[Aim of the exercise] Reproduce each line that includes the word "document".

[Data for processing]
########
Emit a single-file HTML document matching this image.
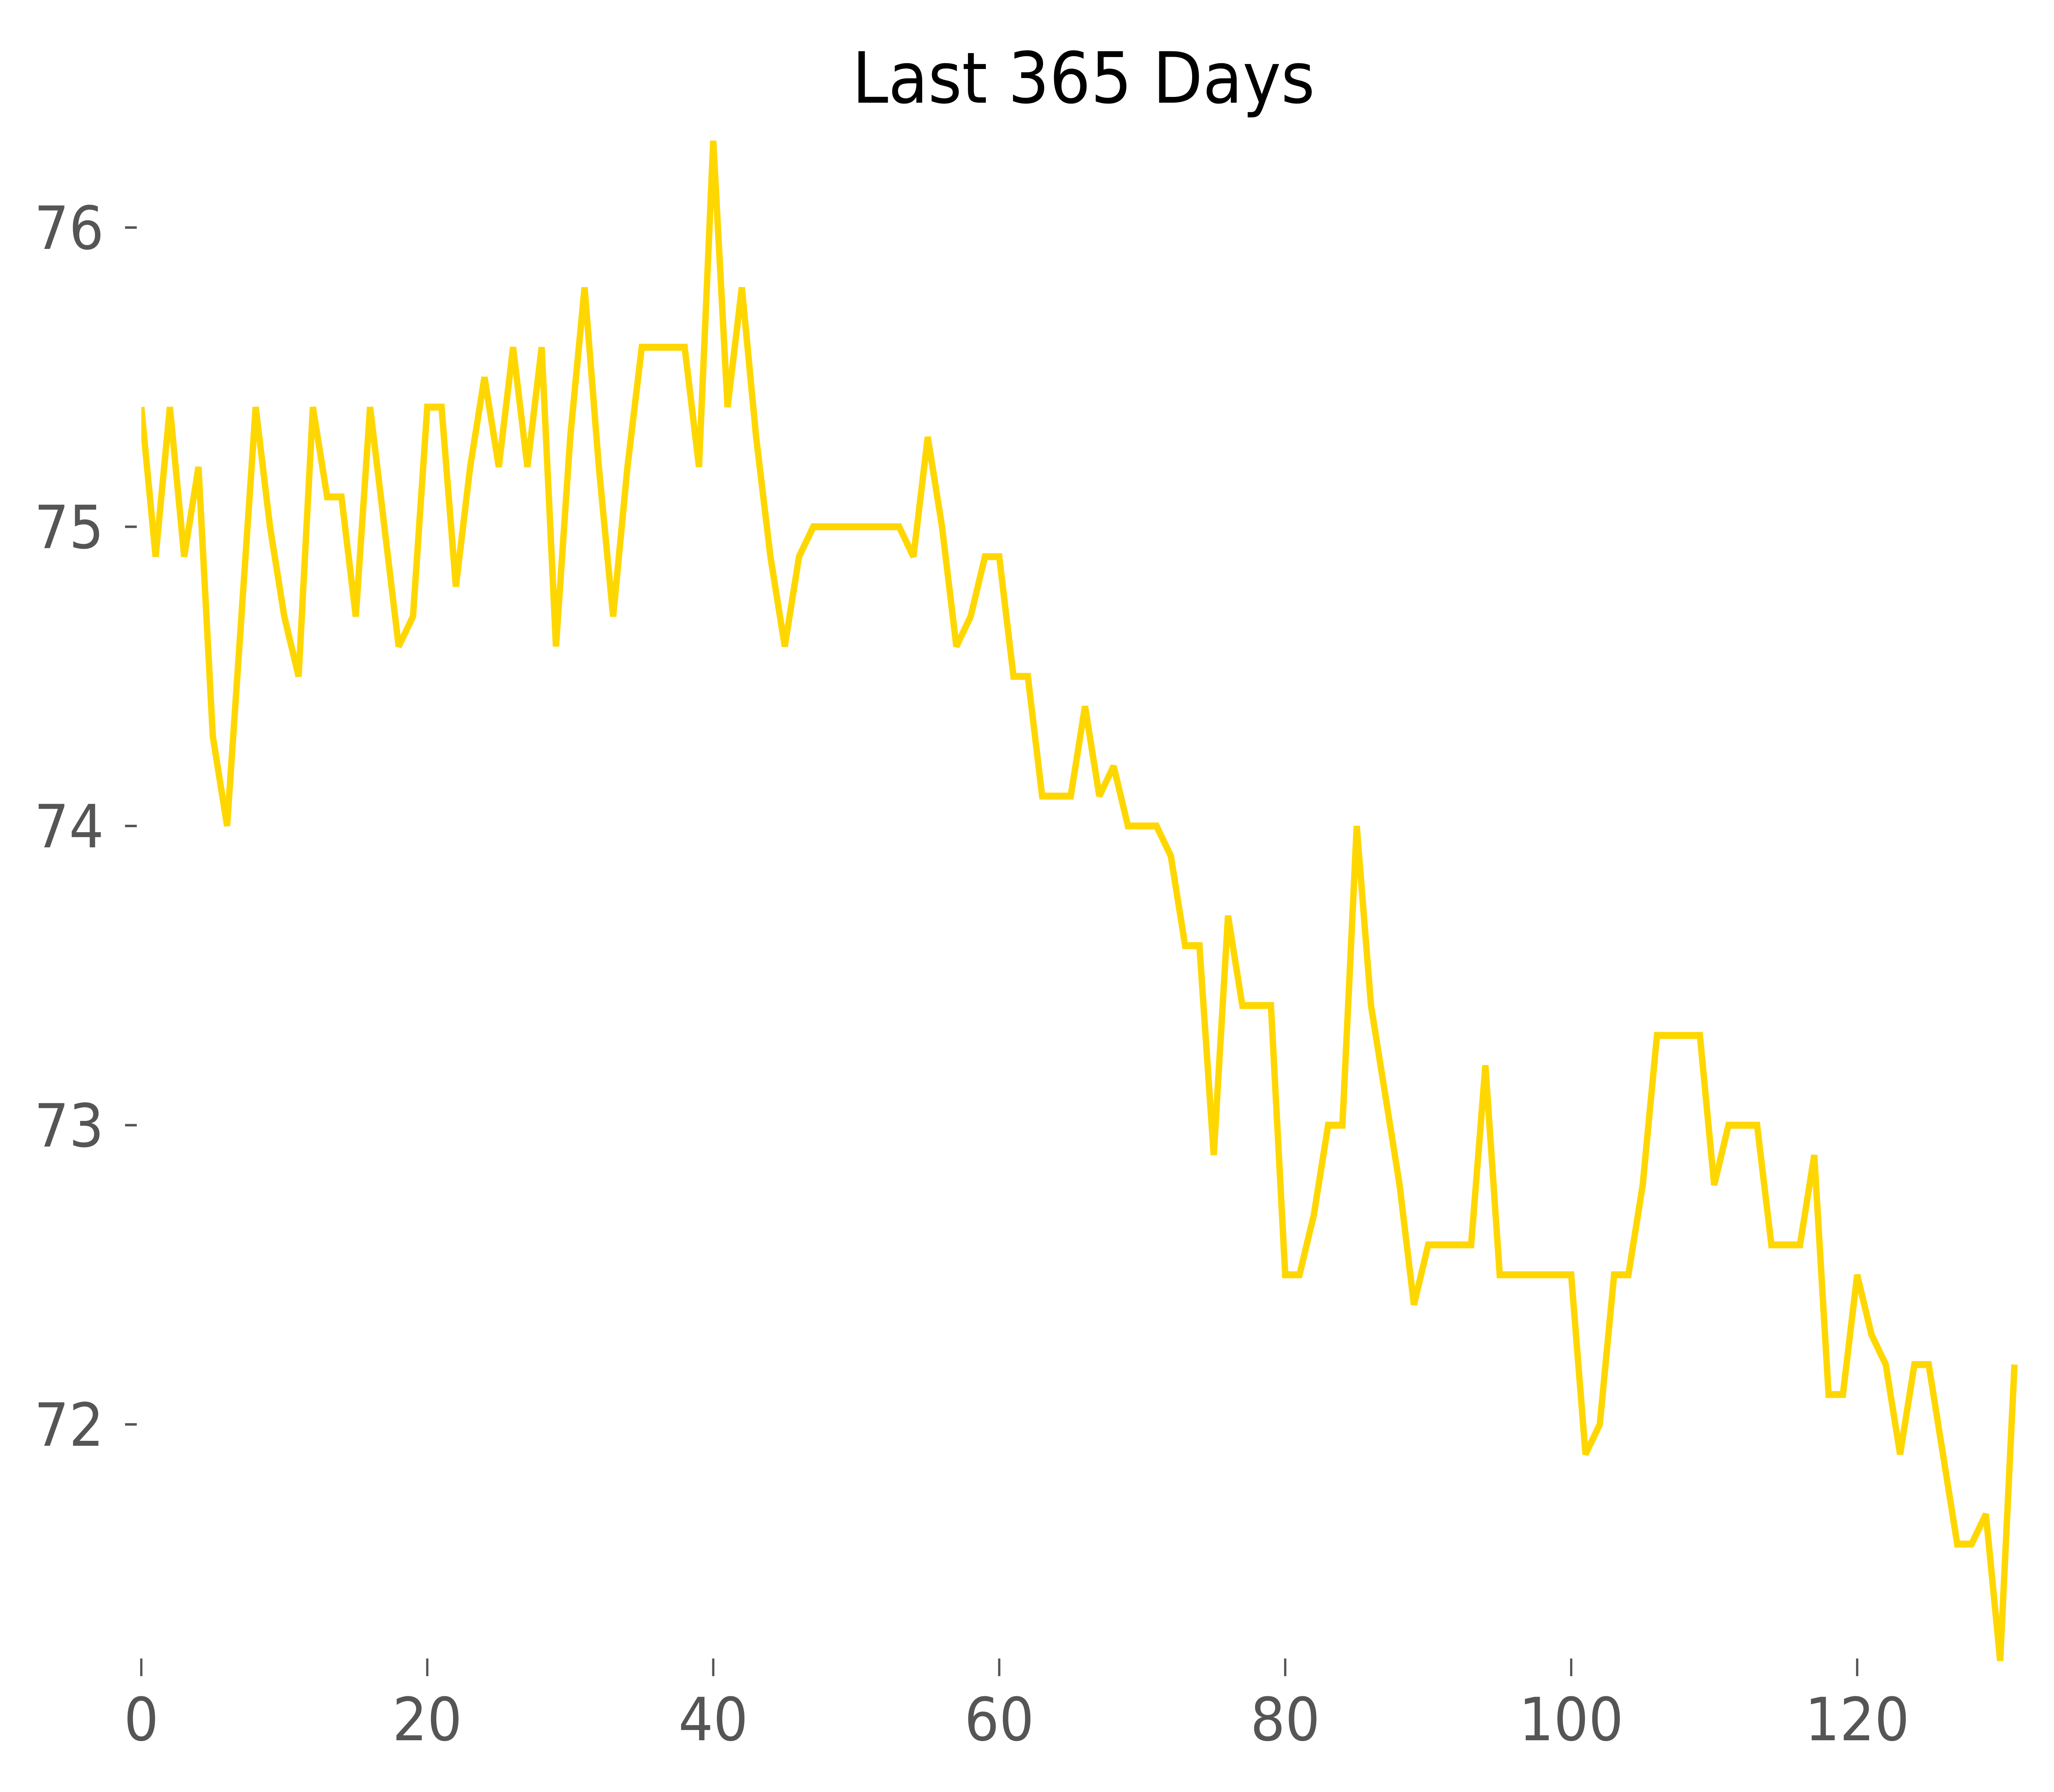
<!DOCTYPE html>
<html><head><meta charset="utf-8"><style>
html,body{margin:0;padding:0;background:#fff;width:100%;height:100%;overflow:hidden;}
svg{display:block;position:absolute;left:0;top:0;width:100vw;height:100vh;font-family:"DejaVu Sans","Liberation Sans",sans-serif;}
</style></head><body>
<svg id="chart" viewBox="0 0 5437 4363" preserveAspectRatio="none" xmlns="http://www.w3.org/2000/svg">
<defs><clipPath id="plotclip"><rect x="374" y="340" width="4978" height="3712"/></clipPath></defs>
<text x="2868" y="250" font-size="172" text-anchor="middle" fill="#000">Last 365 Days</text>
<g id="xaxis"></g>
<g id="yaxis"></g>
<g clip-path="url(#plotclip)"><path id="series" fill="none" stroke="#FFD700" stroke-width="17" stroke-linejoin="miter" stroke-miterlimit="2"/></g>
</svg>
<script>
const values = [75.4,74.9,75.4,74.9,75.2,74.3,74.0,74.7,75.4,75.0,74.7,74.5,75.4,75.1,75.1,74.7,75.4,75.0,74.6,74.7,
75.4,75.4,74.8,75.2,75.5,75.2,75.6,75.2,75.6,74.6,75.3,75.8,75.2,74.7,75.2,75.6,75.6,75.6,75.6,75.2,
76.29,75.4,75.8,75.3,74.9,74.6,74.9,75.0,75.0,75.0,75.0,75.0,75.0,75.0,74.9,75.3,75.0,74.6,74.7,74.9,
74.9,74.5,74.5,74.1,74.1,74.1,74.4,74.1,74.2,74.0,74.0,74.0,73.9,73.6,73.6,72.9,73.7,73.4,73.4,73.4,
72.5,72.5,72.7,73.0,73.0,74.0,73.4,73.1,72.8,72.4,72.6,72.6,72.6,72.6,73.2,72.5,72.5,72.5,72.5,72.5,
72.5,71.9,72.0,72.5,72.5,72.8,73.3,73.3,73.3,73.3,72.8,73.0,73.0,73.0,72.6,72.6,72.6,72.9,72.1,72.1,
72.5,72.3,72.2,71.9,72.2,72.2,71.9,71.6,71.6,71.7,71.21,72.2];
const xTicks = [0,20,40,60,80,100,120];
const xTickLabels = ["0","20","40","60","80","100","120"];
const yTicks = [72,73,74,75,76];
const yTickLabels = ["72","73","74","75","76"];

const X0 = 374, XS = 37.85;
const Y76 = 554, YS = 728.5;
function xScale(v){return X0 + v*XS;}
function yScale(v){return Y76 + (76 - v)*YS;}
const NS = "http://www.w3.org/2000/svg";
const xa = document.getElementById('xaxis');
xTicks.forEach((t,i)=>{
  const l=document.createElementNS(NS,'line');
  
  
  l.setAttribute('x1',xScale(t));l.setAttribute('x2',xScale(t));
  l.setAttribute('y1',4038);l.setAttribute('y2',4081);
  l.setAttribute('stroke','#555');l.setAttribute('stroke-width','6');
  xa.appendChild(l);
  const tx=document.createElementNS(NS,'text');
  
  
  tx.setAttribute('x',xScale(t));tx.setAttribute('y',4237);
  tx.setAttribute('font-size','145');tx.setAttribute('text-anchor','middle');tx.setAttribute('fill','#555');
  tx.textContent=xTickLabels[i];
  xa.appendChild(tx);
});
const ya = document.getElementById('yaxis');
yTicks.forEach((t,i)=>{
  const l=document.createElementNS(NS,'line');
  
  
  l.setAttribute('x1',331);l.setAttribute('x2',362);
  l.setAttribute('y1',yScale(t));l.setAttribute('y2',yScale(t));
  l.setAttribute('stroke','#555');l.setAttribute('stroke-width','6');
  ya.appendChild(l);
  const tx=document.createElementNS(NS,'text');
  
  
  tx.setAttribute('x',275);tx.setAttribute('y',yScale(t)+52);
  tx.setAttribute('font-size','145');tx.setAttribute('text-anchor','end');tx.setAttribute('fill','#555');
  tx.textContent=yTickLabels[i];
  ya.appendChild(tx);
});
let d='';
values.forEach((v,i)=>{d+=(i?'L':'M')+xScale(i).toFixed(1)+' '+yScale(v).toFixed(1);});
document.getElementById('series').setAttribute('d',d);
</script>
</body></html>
########
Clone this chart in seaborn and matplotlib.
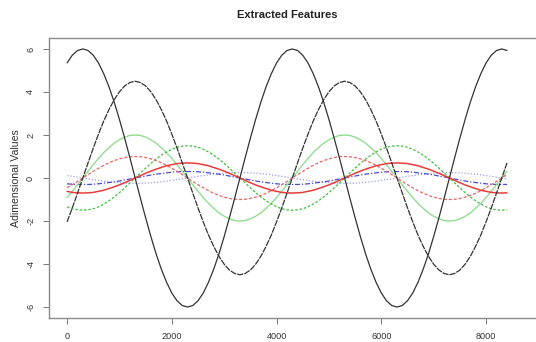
########
[Exercise response]
Emit a single-file HTML document matching this image.
const xa = document.getElementById('xaxis');
  const l=document.createElementNS(NS,'line');
  const tx=document.createElementNS(NS,'text');
const ya = document.getElementById('yaxis');
  const l=document.createElementNS(NS,'line');
  const tx=document.createElementNS(NS,'text');
document.getElementById('series').setAttribute('d',d);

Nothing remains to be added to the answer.